THE FOURTH REPORT from the Intergovernmental Panel on Climate Change states that “Warming of the climate system is unequivocal…”. It further states that there is a “very high confidence that the global average net effect of human activities since 1750 has been one of warming.” One of the proposed technologies that may play a role in the transition to a low-carbon economy is carbon dioxide capture and storage (CCS). The widespread adoption of CCS will require the transportation of the CO2 from where it is captured to where it is to be stored. Pipelines can be expected to play a significant role in the required transportation infrastructure.
The transportation of CO2 by long-distance transmission pipeline is an established technology; there are examples of CO2 pipelines in USA, Europe, and Africa. The design and operation of a CO2 pipeline is more complicated than a typical hydrocarbon pipeline, because of the highly non-linear thermodynamic properties of CO2 and because it is normally transported in a pipeline as a dense-phase fluid. There are number of issues to be considered. Furthermore, CO2 captured from fossil-fuel power stations may contain different proportions and/or types of impurities from those found in the sources of natural or anthropogenic CO2 transported in existing CO2 pipelines.

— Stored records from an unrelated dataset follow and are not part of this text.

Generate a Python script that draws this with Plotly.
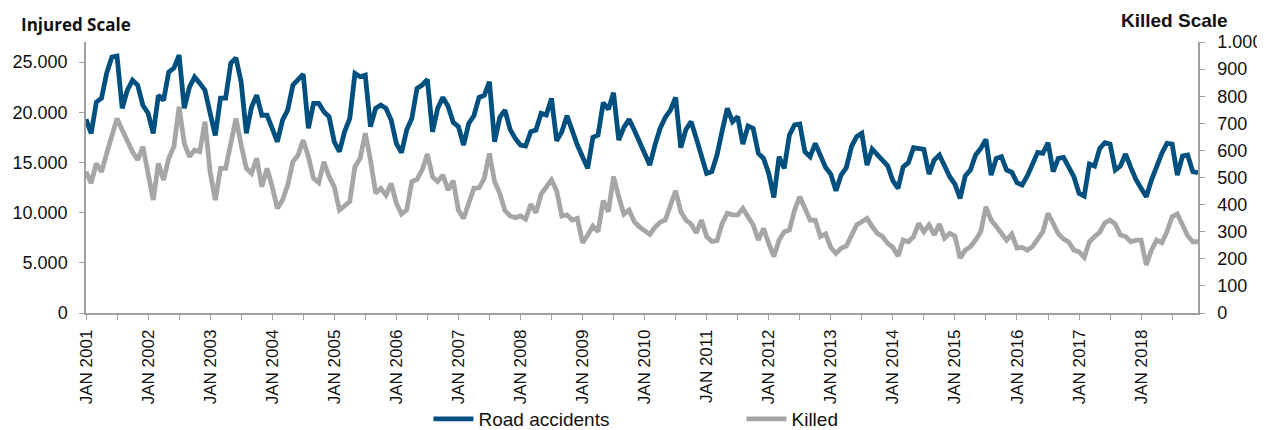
import plotly.graph_objects as go

# ---------------- data ----------------
years = list(range(2001, 2019))
month_abbr = ["JAN", "FEB", "MAR", "APR", "MAY", "JUN",
              "JUL", "AUG", "SEP", "OCT", "NOV", "DEC"]
months = [f"{m} {y}" for y in years for m in month_abbr]

road_accidents = [
    # 2001
    19300, 17900, 21000, 21400, 23900, 25500, 25600, 20400, 22200, 23200, 22700, 20700,
    # 2002
    19900, 17900, 21700, 21200, 24000, 24400, 25700, 20400, 22500, 23500, 22900, 22200,
    # 2003
    19900, 17700, 21400, 21400, 24900, 25400, 23000, 17900, 20500, 21700, 19700, 19700,
    # 2004
    18400, 17060, 19220, 20220, 22700, 23270, 23800, 18400, 20890, 20890, 20050, 19550,
    # 2005
    17060, 16070, 18060, 19390, 23870, 23540, 23700, 18560, 20390, 20720, 20390, 19220,
    # 2006
    16900, 15970, 18230, 19390, 22380, 22700, 23270, 18060, 20390, 21480, 20600, 19000,
    # 2007
    18560, 16730, 18890, 19650, 21480, 21680, 23040, 17060, 19490, 20220, 18290, 17400,
    # 2008
    16730, 16630, 18060, 18230, 19890, 19720, 21380, 17160, 18060, 19650, 18060, 16730,
    # 2009
    15570, 14410, 17500, 17730, 20950, 20290, 21940, 17230, 18490, 19290, 18230, 17100,
    # 2010
    15970, 14740, 16730, 18390, 19490, 20220, 21480, 16470, 18290, 19060, 17400, 15740,
    # 2011
    13910, 14080, 15740, 18160, 20390, 19060, 19560, 16830, 18630, 18390, 15900, 15400,
    # 2012
    13910, 11520, 15570, 14410, 17730, 18730, 18820, 16070, 15570, 16900, 15570, 14500,
    # 2013
    13840, 12180, 13740, 14480, 16570, 17560, 17900, 14740, 16330, 15740, 15240, 14670,
    # 2014
    13180, 12420, 14570, 14970, 16470, 16400, 16300, 13840, 15240, 15740, 14570, 13580,
    # 2015
    12850, 11420, 13650, 14240, 15740, 16400, 17300, 13740, 15410, 15570, 14240, 14030,
    # 2016
    12980, 12750, 13650, 14810, 16000, 15900, 16970, 14080, 15410, 15500, 14510, 13580,
    # 2017
    11920, 11650, 14840, 14640, 16400, 16970, 16830, 14240, 14640, 15840, 14510, 13310,
    # 2018
    12420, 11590, 13250, 14640, 15900, 16900, 16830, 13740, 15640, 15740, 14080, 13980,
]

killed = [
    # 2001
    521, 479, 552, 521, 589, 651, 718, 675, 632, 595, 565, 614,
    # 2002
    515, 417, 552, 491, 571, 614, 761, 626, 577, 601, 595, 706,
    # 2003
    521, 417, 534, 534, 626, 718, 620, 534, 515, 571, 466, 534,
    # 2004
    466, 386, 417, 472, 558, 583, 638, 577, 497, 481, 558, 503,
    # 2005
    466, 380, 395, 411, 540, 571, 663, 565, 442, 460, 435, 478,
    # 2006
    405, 365, 380, 485, 493, 528, 587, 503, 485, 509, 454, 488,
    # 2007
    380, 349, 405, 460, 462, 497, 589, 485, 442, 378, 358, 352,
    # 2008
    358, 346, 401, 370, 439, 464, 491, 451, 358, 362, 343, 349,
    # 2009
    259, 288, 321, 300, 415, 374, 503, 429, 365, 380, 337, 318,
    # 2010
    303, 290, 316, 335, 343, 399, 451, 374, 343, 328, 296, 343,
    # 2011
    282, 264, 267, 331, 368, 362, 362, 386, 353, 325, 269, 312,
    # 2012
    257, 208, 269, 300, 306, 380, 429, 386, 343, 343, 282, 292,
    # 2013
    242, 220, 239, 247, 290, 325, 337, 349, 319, 294, 282, 257,
    # 2014
    242, 210, 269, 263, 282, 331, 300, 325, 288, 328, 276, 294,
    # 2015
    284, 202, 232, 245, 269, 300, 392, 343, 319, 294, 269, 291,
    # 2016
    240, 242, 232, 245, 276, 300, 368, 328, 292, 273, 262, 232,
    # 2017
    226, 205, 263, 282, 298, 333, 343, 328, 288, 282, 263, 269,
    # 2018
    269, 177, 232, 269, 259, 300, 355, 365, 322, 285, 263, 263,
]

series_names = ["Road accidents", "Killed"]
left_ticks = [0, 5000, 10000, 15000, 20000, 25000]
right_ticks = list(range(0, 1001, 100))
x_tick_vals = months[::6]
x_tick_text = [m if m.startswith("JAN") else "" for m in x_tick_vals]

# ---------------- style ----------------
BLUE = "#00507F"
GREY = "#A6A6A6"
AXIS = "#A0A0A0"
FONT = "Liberation Sans, Arial, sans-serif"

fig = go.Figure()
fig.add_trace(go.Scatter(x=months, y=road_accidents, name=series_names[0],
                         mode="lines", line=dict(color=BLUE, width=4.8),
                         yaxis="y"))
fig.add_trace(go.Scatter(x=months, y=killed, name=series_names[1],
                         mode="lines", line=dict(color=GREY, width=4.8),
                         yaxis="y2"))

# the page has an 8px body margin, so the figure is 8px smaller than the window
fig.update_layout(
    width=1257, height=422,
    margin=dict(l=78, r=67, t=34, b=117, autoexpand=False),
    paper_bgcolor="white", plot_bgcolor="white",
    separators=",.",
    font=dict(family=FONT, size=18, color="#111111"),
    showlegend=True,
    legend=dict(orientation="h", x=0.308, xanchor="left", y=-0.391, yanchor="middle",
                font=dict(size=19, family=FONT), entrywidth=258, entrywidthmode="pixels",
                itemwidth=40, bgcolor="rgba(0,0,0,0)"),
    xaxis=dict(type="category", range=[0, len(months) - 1],
               tickmode="array", tickvals=x_tick_vals, ticktext=x_tick_text,
               tickangle=-90, ticks="outside", ticklen=5, tickcolor=AXIS, tickwidth=1,
               showline=True, linecolor=AXIS, linewidth=1.5, showgrid=False,
               zeroline=False, tickfont=dict(size=17, family=FONT),
               ticklabelstandoff=3, automargin=False),
    yaxis=dict(range=[0, 27000], tickmode="array", tickvals=left_ticks,
               tickformat=",d", ticks="outside", ticklen=5, tickcolor=AXIS,
               showline=True, linecolor=AXIS, linewidth=1.5, showgrid=False,
               zeroline=False, tickfont=dict(size=18, family=FONT),
               ticklabelstandoff=8, automargin=False),
    yaxis2=dict(range=[0, 1000], overlaying="y", side="right", tickmode="array",
                tickvals=right_ticks, tickformat=",d", ticks="outside", ticklen=5,
                tickcolor=AXIS, showline=True, linecolor=AXIS, linewidth=1.5,
                showgrid=False, zeroline=False, tickfont=dict(size=18, family=FONT),
                ticklabelstandoff=9, automargin=False),
    annotations=[
        dict(text="<b>Injured Scale</b>", xref="paper", yref="paper",
             x=-0.0603, y=1.066, xanchor="left", yanchor="middle", showarrow=False,
             font=dict(family="Open Sans, sans-serif", size=17, color="#111111")),
        dict(text="<b>Killed Scale</b>", xref="paper", yref="paper",
             x=1.0288, y=1.081, xanchor="right", yanchor="middle", showarrow=False,
             font=dict(family=FONT, size=19, color="#111111")),
    ],
)

fig.write_html("out.html")
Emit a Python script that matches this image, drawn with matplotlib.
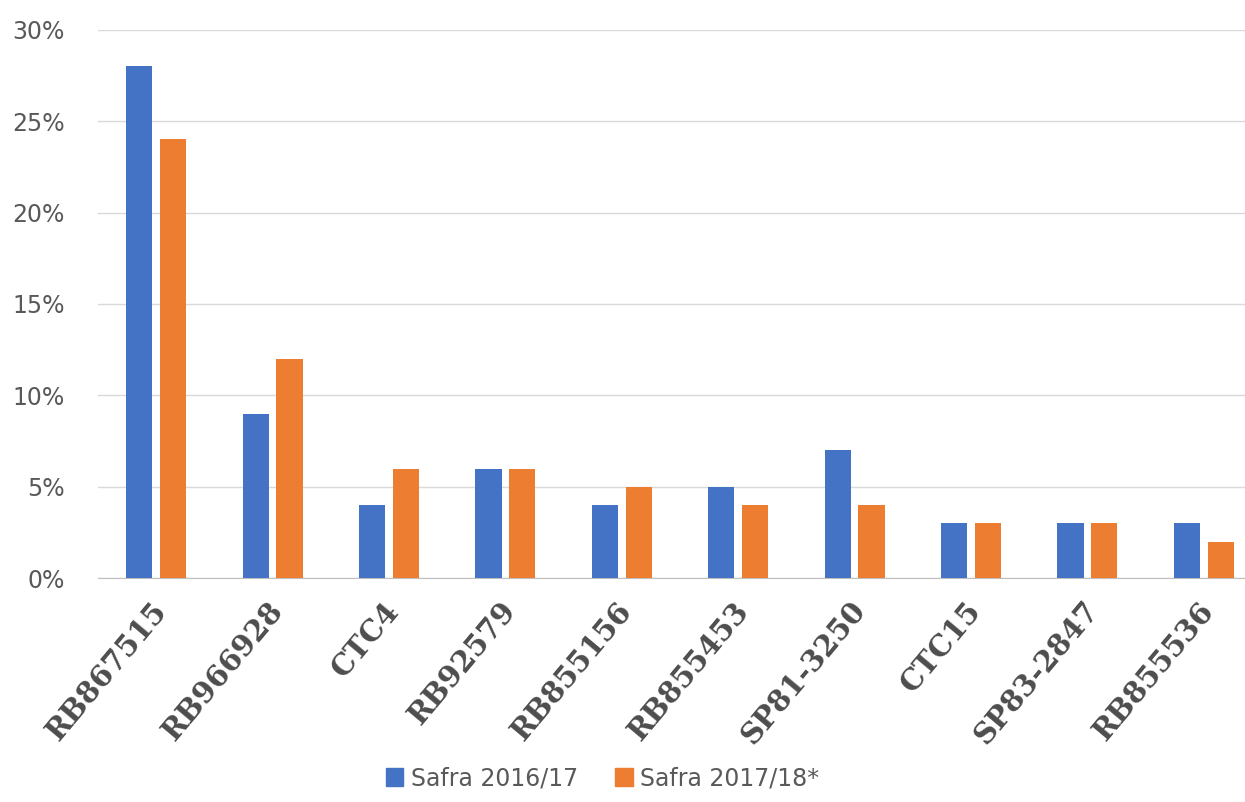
import matplotlib
matplotlib.use("Agg")
import matplotlib.pyplot as plt
import numpy as np
from matplotlib.ticker import FuncFormatter
from matplotlib.patches import Patch

categories = ["RB867515", "RB966928", "CTC4", "RB92579", "RB855156",
              "RB855453", "SP81-3250", "CTC15", "SP83-2847", "RB855536"]
safra_2016 = [28, 9, 4, 6, 4, 5, 7, 3, 3, 3]
safra_2017 = [24, 12, 6, 6, 5, 4, 4, 3, 3, 2]
series_names = ["Safra 2016/17", "Safra 2017/18*"]

BLUE = "#4472C4"
ORANGE = "#ED7D31"

fig = plt.figure(figsize=(12.45, 8.02), dpi=100)
# right edge goes past the figure, the source image is cropped there
ax = fig.add_axes([0.0787, 0.279, 0.935, 0.684])

x = np.arange(len(categories))
w = 0.225
gap = 0.065
ax.bar(x - (w + gap) / 2, np.array(safra_2016) / 100, width=w, color=BLUE, zorder=3)
ax.bar(x + (w + gap) / 2, np.array(safra_2017) / 100, width=w, color=ORANGE, zorder=3)

ax.set_xlim(-0.5, len(categories) - 0.5)
ax.set_ylim(0, 0.30)
ax.set_yticks(np.arange(0, 0.31, 0.05))
ax.yaxis.set_major_formatter(FuncFormatter(lambda v, _: f"{v * 100:.0f}%"))
ax.grid(axis="y", color="#d9d9d9", linewidth=1, zorder=0)
for side in ["top", "right", "left"]:
    ax.spines[side].set_visible(False)
ax.spines["bottom"].set_color("#bfbfbf")
ax.tick_params(axis="y", length=0, pad=24, labelsize=17, labelcolor="#595959")
ax.tick_params(axis="x", length=0, pad=13)

ax.set_xticks(x - 0.05)
ax.set_xticklabels(categories, rotation=50, ha="right", rotation_mode="anchor",
                   fontsize=21, fontweight="bold", family="DejaVu Serif",
                   color="#4d4d4d")

handles = [Patch(color=BLUE), Patch(color=ORANGE)]
fig.legend(handles, series_names, loc="lower center", ncol=2, frameon=False,
           bbox_to_anchor=(0.484, -0.012), fontsize=17, handlelength=0.75,
           handleheight=0.75, columnspacing=1.6, handletextpad=0.3,
           labelcolor="#595959")

fig.savefig("out.png", dpi=100)
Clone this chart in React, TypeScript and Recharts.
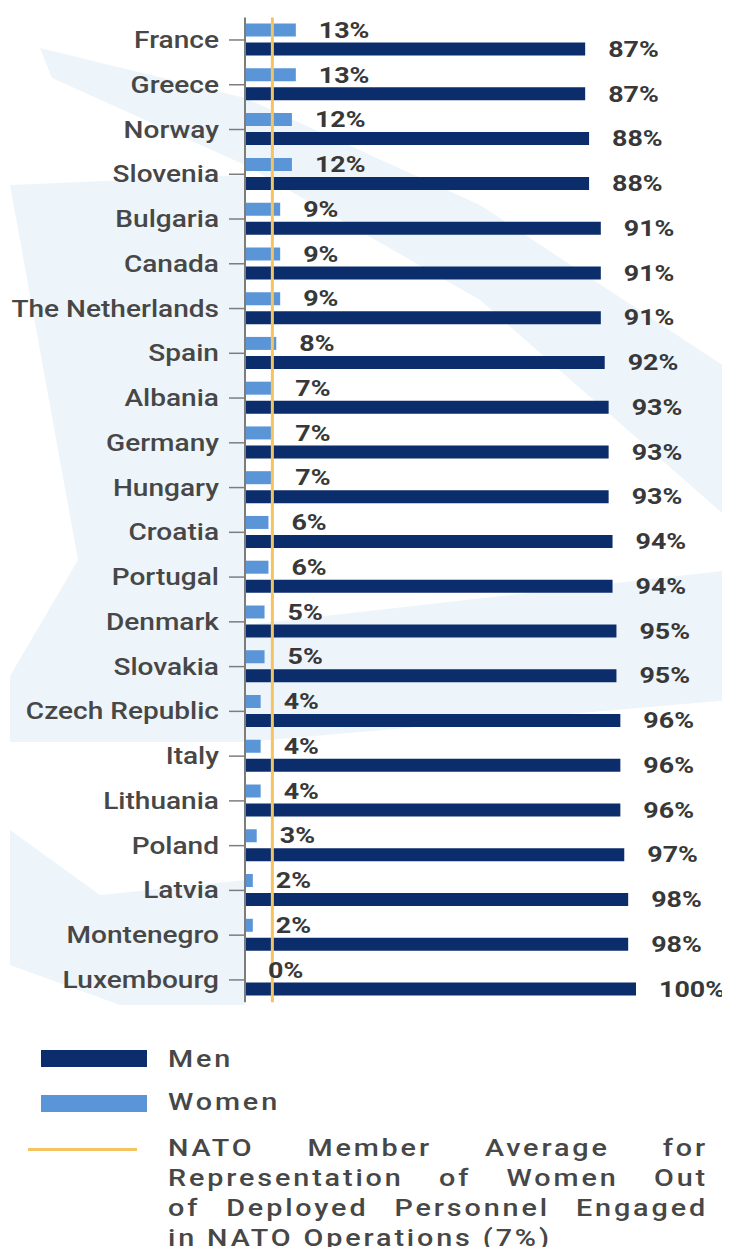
import React from "react";
import { BarChart, Bar, XAxis, YAxis, ReferenceLine, LabelList } from "recharts";

const countries = [
  "France",
  "Greece",
  "Norway",
  "Slovenia",
  "Bulgaria",
  "Canada",
  "The Netherlands",
  "Spain",
  "Albania",
  "Germany",
  "Hungary",
  "Croatia",
  "Portugal",
  "Denmark",
  "Slovakia",
  "Czech Republic",
  "Italy",
  "Lithuania",
  "Poland",
  "Latvia",
  "Montenegro",
  "Luxembourg",
];
const womenShare = [13, 13, 12, 12, 9, 9, 9, 8, 7, 7, 7, 6, 6, 5, 5, 4, 4, 4, 3, 2, 2, 0];
const menShare = [87, 87, 88, 88, 91, 91, 91, 92, 93, 93, 93, 94, 94, 95, 95, 96, 96, 96, 97, 98, 98, 100];
const natoAverage = 7;

const legendItems = [
  { label: "Men", color: "#0b2d6b" },
  { label: "Women", color: "#5a95d8" },
];
const averageNote = [
  "NATO Member Average for",
  "Representation of Women Out",
  "of Deployed Personnel Engaged",
  "in NATO Operations (7%)",
];

const chartData = countries.map((country, i) => ({
  country,
  women: womenShare[i],
  men: menShare[i],
}));

// the source picture is stretched sideways, so text is widened to match
const STRETCH = 1.22;
const LEGEND_STRETCH = 1.25;
const FONT = "Roboto, 'Noto Sans', sans-serif";
const TEXT = "#474747";

const CountryTick = (props: any) => {
  const { x, y, payload } = props;
  return (
    <g transform={`translate(${x},${y}) scale(${STRETCH},1)`}>
      <text x={0} y={0} dy="0.35em" textAnchor="end" fontSize={23} fontWeight={500} fontFamily={FONT} fill={TEXT}>
        {payload.value}
      </text>
    </g>
  );
};

const renderPercent = (props: any) => {
  const { x, y, width, height, value } = props;
  const tx = Number(x) + (Number(width) || 0) + 23;
  const ty = Number(y) + Number(height) / 2;
  return (
    <g transform={`translate(${tx},${ty}) scale(${STRETCH},1)`}>
      <text x={0} y={0} dy="0.35em" fontSize={22} fontWeight={700} fontFamily={FONT} fill="#383838">
        {value}%
      </text>
    </g>
  );
};

const Backdrop = () => (
  <svg width={730} height={1255} style={{ position: "absolute", left: 0, top: 0 }}>
    <g fill="#edf5fb">
      <polygon points="40,48 245,98 480,205 730,370 730,520 480,300 245,165 52,78" />
      <polygon points="10,185 245,175 245,742 10,742 10,676 78,560" />
      <polygon points="245,625 730,570 730,700 245,742" />
      <polygon points="10,830 100,895 245,880 245,1005 120,1005 10,965" />
    </g>
  </svg>
);

const legendText: React.CSSProperties = {
  position: "absolute",
  left: 168,
  fontFamily: FONT,
  fontSize: 23,
  fontWeight: 500,
  color: TEXT,
  lineHeight: "30px",
  letterSpacing: 2.3,
  transform: `scaleX(${LEGEND_STRETCH})`,
  transformOrigin: "left top",
};

export default function App() {
  return (
    <div style={{ position: "relative", width: 730, height: 1255, margin: -8, background: "#ffffff", overflow: "hidden" }}>
      <Backdrop />
      <div style={{ position: "absolute", left: 0, top: 0 }}>
        <BarChart
          width={730}
          height={1010}
          data={chartData}
          layout="vertical"
          barGap={6}
          margin={{ top: 17.6, right: 94, bottom: 7.7, left: 0 }}
        >
          <XAxis type="number" domain={[0, 100]} hide />
          <YAxis
            type="category"
            dataKey="country"
            width={245}
            interval={0}
            tick={<CountryTick />}
            tickSize={16}
            tickMargin={10}
            axisLine={{ stroke: "#7d7d7d", strokeWidth: 2 }}
            tickLine={{ stroke: "#7d7d7d", strokeWidth: 1.5 }}
          />
          <Bar dataKey="women" fill="#5a95d8" barSize={13} minPointSize={0.01} isAnimationActive={false}>
            <LabelList dataKey="women" content={renderPercent} />
          </Bar>
          <Bar dataKey="men" fill="#0b2d6b" barSize={13} isAnimationActive={false}>
            <LabelList dataKey="men" content={renderPercent} />
          </Bar>
          <ReferenceLine x={natoAverage} stroke="#f5c462" strokeWidth={3} />
        </BarChart>
      </div>

      {legendItems.map((item, i) => (
        <React.Fragment key={item.label}>
          <div
            style={{
              position: "absolute",
              left: 41,
              top: 1050 + i * 45,
              width: 106,
              height: 17,
              background: item.color,
            }}
          />
          <div style={{ ...legendText, top: 1045 + i * 43 }}>{item.label}</div>
        </React.Fragment>
      ))}
      <div style={{ position: "absolute", left: 28, top: 1148, width: 109, height: 3, background: "#f5c462" }} />
      <div style={{ ...legendText, top: 1134, width: 540 / LEGEND_STRETCH }}>
        {averageNote.map((line, i) => (
          <div
            key={line}
            style={{ textAlign: "justify", textAlignLast: i < averageNote.length - 1 ? "justify" : "left" }}
          >
            {line}
          </div>
        ))}
      </div>
    </div>
  );
}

Fracture propagation control is one such issue that requires careful consideration in the design of a CO2 pipeline. CO2 pipelines may be more susceptible to long running ductile fractures than hydrocarbon gas pipelines. The need to prevent such propagating fractures imposes either a minimum required toughness (in terms of the Charpy V-notch impact energy) or a requirement for mechanical crack arrestors. Indeed, fracture propagation control has implications for the diameter, wall thickness, and grade of the pipeline, in addition to the Charpy V-notch impact energy of the linepipe steel, because in some situations the requirement for fracture propagation control will dictate the design of a CO2 pipeline.
The issues surrounding fracture propagation control in a CO2 pipeline are illustrated through the means of two simple design examples: a 24-in (609.6-mm) diameter pipeline with a design pressure of 100bar (1450psi), and a 18-in (457.2-mm) diameter pipeline with a design pressure of 180bar (2610psi). It is been shown that fracture propagation control in a CO2 pipeline can be addressed relatively simply. Some care is required because the trends observed in CO2 pipelines are not the same as those in natural gas pipelines, and the required toughness to arrest a ductile fracture may be very sensitive to small changes in the design parameters. Nevertheless, provided that fracture control is considered early in the design, any constraints on the design can be identified and, in principle, resolved without too much difficulty. It is important not to forget that transportation is an implicit, and essential, part of CCS.